The Toprakçis bought their bus tickets out of pocket. But tens of thousands of other quake victims have been evacuated for free by road, rail, sea and air. The state emergency management authority, AFAD, said the state will provide accommodation for all those wishing to leave affected areas, and it has assigned different host provinces depending on the victims’ place of origin. Those who choose to go somewhere outside those designated destinations “will be accommodated according to the capacity” determined by the provincial governors. Authorities also said that no documents will be required to prove the state of one’s home.
Turkey’s vice president, Fuat Oktay, on Monday estimated that 400,000 people had already been transferred to other provinces. The earthquake has directly affected some 13 million people, of whom more than a million have been left homeless. The country’s main carrier, Turkish Airlines, said it evacuated 139,000 people in the week between February 6 and February 13, and said it expects to carry around 24,000 passengers a day. Smaller companies, such as Pegasus and SunExpress, have collectively evacuated more than 36,000 people.
The AFAD has established 10 meeting points for people who want to be evacuated at no cost. At the one in Gaziantep, about 15 families were waiting on Monday to board buses bound for Izmir and Istanbul. Municipal officials and gendarmes stood by, observing the registration process. The meeting point is located in the parking lot of the M1 shopping center, which has been converted into an immense shelter. Hundreds of families who have lost their homes now sleep there, among the fashion boutiques and candy stores.

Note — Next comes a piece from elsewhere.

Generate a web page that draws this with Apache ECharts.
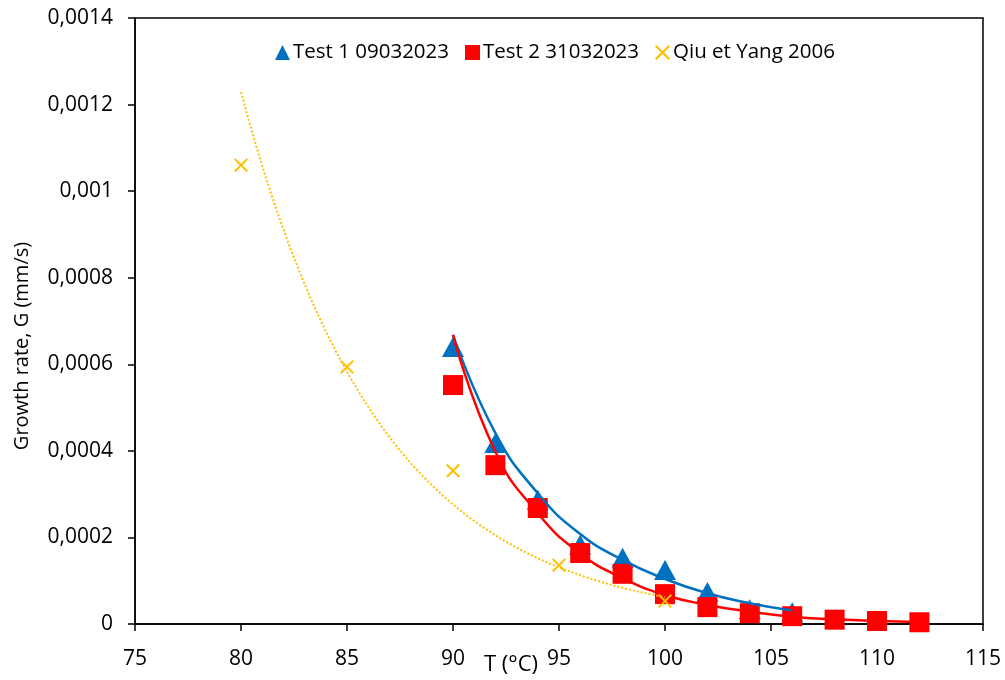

Like all crises, the earthquake has exposed social differences. Both at the airport and at the central bus station in Gaziantep, where some two million people lived before the earthquake, quite a few individuals simply walk in and purchase their ticket rather than registering for the free transfers. That leaves them out of the official count.
But there are doors that even money cannot open: on Monday, flights to the country’s two main cities, Istanbul and Ankara, were full for the next two days. There were also no buses to Istanbul until Tuesday. Gaziantep is the largest city in the area, so it is attracting many quake victims from the surrounding provinces. At the station, there were people waiting under blankets in the corners and charging their cellphones at the walk-through detector, which no longer works, just like the screen that used to announce arrivals and departures.

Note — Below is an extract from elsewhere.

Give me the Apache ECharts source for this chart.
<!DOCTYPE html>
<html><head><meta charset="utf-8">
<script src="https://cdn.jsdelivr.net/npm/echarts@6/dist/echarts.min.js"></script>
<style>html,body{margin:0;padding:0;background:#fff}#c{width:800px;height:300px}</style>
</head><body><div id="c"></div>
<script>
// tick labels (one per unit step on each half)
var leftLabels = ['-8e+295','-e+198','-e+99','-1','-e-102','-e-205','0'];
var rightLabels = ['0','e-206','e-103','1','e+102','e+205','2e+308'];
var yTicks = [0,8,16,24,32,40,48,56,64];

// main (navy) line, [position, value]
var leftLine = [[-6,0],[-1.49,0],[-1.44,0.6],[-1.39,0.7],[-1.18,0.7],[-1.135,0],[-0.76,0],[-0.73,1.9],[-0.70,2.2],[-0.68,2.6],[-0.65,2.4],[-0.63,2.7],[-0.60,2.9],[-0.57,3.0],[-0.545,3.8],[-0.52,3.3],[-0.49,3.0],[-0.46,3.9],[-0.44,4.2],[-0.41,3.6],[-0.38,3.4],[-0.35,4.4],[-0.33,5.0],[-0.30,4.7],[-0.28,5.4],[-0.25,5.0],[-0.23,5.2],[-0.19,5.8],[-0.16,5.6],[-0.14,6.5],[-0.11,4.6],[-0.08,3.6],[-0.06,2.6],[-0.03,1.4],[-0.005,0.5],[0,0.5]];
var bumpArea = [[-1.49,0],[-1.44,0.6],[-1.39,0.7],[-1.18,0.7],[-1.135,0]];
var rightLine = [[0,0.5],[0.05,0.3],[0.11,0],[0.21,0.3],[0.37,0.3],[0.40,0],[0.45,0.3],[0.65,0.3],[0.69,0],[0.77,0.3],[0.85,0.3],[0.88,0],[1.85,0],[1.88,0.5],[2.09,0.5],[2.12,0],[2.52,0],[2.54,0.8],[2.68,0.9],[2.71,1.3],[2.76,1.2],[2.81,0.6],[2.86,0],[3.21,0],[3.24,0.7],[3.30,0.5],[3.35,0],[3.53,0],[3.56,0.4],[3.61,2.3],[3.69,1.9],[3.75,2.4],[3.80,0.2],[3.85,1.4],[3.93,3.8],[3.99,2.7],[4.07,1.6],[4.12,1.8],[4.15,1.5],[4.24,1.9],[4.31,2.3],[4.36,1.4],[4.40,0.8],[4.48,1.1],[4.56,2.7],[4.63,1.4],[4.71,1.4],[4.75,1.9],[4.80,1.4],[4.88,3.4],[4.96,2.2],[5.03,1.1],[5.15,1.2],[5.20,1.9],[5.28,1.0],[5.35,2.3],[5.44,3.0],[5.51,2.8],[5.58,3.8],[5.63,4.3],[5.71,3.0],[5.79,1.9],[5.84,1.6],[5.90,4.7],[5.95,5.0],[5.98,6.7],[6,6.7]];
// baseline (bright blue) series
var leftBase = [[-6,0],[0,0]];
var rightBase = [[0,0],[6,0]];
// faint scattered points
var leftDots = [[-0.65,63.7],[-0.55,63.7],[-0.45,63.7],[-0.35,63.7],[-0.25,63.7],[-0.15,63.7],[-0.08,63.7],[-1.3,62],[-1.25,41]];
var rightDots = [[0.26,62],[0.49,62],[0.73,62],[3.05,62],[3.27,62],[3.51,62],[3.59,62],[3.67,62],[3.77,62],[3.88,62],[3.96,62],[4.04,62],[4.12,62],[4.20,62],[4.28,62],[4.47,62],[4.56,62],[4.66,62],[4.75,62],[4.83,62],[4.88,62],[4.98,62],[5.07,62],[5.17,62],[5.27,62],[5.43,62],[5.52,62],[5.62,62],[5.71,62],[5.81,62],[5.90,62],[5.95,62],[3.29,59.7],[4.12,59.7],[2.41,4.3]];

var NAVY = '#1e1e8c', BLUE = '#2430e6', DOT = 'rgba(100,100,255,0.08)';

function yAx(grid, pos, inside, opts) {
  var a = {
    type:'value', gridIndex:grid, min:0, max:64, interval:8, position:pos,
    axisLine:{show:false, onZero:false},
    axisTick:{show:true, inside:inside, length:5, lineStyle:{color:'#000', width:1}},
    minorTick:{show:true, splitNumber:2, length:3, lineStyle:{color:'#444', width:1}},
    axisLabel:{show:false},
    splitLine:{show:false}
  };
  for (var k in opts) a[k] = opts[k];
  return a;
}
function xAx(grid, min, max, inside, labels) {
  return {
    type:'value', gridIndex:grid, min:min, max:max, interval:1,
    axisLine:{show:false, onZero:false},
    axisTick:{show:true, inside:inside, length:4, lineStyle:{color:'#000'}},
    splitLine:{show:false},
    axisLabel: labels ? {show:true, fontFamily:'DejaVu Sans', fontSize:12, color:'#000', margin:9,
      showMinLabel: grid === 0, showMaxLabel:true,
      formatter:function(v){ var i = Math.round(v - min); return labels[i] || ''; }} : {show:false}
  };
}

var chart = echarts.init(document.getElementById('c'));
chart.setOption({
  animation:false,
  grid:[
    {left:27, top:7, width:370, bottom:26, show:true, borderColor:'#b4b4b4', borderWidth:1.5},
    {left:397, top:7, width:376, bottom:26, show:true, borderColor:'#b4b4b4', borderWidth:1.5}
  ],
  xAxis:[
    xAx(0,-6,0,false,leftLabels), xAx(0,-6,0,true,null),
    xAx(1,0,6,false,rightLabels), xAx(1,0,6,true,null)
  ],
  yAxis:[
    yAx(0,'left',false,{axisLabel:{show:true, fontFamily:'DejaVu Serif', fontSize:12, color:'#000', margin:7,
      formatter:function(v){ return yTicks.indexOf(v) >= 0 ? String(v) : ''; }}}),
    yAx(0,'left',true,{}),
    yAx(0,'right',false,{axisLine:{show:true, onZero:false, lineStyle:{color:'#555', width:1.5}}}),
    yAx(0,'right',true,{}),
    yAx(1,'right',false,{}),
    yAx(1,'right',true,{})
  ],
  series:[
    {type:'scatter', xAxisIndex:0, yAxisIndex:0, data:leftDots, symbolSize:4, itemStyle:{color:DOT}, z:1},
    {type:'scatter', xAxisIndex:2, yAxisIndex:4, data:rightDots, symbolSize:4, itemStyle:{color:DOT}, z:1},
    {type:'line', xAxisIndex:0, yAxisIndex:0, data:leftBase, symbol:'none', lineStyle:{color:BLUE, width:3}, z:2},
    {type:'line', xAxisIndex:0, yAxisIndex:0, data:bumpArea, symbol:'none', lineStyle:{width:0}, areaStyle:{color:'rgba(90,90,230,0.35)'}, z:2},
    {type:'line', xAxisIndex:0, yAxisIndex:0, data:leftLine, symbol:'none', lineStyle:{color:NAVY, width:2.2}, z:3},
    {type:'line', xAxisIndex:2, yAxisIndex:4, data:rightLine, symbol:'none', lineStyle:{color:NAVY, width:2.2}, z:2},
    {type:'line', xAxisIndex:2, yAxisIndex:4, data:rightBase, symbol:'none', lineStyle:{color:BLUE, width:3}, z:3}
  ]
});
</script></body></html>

Veysel Käük, a 32-year-old music teacher, is at the airport, but he’s tired of trying to get a flight and has just bought a bus ticket to Ankara. “I can’t wait any longer. My mother is ill and these days have affected me a lot psychologically,” he says as he chain smokes. He lives in Istanbul but came to help as a volunteer. “I always do it in these cases,” he says, aware of the curse that hangs over a country that has experienced 50 earthquakes in a century. This time, Kaük did not find any survivors, just corpses.

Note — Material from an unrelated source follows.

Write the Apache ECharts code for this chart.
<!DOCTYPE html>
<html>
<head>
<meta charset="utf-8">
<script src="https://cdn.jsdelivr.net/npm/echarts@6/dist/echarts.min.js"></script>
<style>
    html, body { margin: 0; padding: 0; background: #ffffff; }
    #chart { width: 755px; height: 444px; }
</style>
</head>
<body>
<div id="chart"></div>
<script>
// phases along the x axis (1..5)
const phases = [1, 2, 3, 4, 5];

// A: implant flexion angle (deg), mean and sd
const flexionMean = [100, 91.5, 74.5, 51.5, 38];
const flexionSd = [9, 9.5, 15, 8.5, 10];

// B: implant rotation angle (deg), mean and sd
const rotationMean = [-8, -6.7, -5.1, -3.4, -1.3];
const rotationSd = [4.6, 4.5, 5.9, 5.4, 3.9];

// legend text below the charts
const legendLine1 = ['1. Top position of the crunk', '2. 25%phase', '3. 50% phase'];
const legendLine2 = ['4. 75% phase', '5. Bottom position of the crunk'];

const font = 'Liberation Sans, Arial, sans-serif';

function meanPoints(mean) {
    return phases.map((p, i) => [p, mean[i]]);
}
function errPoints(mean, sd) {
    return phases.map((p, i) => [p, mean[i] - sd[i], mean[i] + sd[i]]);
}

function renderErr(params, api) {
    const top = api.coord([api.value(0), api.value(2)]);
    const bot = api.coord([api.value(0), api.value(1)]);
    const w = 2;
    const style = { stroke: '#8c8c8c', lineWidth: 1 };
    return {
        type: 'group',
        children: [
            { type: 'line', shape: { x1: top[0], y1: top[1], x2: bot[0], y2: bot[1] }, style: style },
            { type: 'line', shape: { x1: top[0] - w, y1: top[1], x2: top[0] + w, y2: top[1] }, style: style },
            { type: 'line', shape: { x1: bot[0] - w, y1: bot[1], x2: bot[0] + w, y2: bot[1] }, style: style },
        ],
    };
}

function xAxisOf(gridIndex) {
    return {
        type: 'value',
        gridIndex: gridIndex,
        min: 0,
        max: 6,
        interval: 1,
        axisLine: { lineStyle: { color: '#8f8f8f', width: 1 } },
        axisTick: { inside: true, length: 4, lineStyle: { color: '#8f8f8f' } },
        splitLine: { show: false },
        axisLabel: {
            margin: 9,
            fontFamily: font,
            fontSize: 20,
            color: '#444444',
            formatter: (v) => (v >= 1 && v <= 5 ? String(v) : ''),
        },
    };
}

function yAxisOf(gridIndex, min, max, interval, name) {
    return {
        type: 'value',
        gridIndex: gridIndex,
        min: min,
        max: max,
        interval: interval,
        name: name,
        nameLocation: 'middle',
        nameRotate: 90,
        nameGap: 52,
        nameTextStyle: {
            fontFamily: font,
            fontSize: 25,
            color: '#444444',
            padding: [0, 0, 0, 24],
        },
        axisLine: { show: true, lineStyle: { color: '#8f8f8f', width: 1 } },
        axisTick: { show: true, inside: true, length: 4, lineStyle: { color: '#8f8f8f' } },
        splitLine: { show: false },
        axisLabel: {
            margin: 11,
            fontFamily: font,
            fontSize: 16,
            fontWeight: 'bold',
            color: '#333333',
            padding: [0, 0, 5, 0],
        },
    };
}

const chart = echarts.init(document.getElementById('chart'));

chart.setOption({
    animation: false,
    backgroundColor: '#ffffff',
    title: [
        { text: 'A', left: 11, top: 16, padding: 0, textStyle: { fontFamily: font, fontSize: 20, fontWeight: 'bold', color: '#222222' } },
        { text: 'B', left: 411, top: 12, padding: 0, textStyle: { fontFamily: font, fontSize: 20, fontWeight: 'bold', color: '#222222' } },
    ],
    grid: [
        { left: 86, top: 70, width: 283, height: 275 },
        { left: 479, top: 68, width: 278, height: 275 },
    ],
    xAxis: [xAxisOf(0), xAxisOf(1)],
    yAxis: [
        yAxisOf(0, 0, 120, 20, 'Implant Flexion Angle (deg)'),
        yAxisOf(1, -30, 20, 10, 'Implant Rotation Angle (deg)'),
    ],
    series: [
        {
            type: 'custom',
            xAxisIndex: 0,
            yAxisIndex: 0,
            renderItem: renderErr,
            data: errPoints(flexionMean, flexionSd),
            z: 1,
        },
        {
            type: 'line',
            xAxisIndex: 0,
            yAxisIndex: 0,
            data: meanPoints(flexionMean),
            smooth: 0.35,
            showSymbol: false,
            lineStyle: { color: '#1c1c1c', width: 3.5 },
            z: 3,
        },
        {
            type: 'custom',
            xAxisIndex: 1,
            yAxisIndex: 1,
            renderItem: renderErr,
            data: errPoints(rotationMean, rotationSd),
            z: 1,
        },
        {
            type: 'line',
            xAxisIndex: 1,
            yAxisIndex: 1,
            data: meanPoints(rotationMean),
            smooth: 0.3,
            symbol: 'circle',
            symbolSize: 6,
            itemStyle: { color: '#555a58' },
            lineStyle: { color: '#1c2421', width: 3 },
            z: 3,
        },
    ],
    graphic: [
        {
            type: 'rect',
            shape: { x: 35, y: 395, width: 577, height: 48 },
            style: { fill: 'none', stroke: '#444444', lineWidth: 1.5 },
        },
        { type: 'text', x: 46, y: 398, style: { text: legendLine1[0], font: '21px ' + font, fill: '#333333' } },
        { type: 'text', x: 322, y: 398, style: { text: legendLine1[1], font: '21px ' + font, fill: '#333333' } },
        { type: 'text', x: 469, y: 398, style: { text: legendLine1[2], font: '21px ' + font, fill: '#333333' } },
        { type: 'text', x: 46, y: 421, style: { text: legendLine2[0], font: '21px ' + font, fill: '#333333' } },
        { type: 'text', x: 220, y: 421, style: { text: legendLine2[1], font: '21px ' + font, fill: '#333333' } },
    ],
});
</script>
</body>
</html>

One of the most common complaints is that free tickets are hard to come by. Initially they could be obtained directly on site, but now it is necessary to pre-register online. And a 23-year-old lawyer from Umut said that “the state has been absent for three days;” this young man declined to give his name because his country is “a dictatorship” and he said he does not want to be identified as criticizing it because it could cost him his job.
Gaziantep is also the great center of the Syrian exodus, especially from the Aleppo area. Located barely 37 miles (60 kilometers) from the border, it is home to around half a million refugees, a quarter of the city’s population. For one of them, Bender Al Mohamed, 23, the earthquake has just ended his stay in the city, where he was living for work purposes. “This stage is over. I was only here for work,” he says before boarding the bus that will take him back to his family, near Antalya. He had been working in construction for a year and the tremor completely demolished his house. “Family comes before money. And here, now, I’m not going to have either money or family, so I’m going back home.”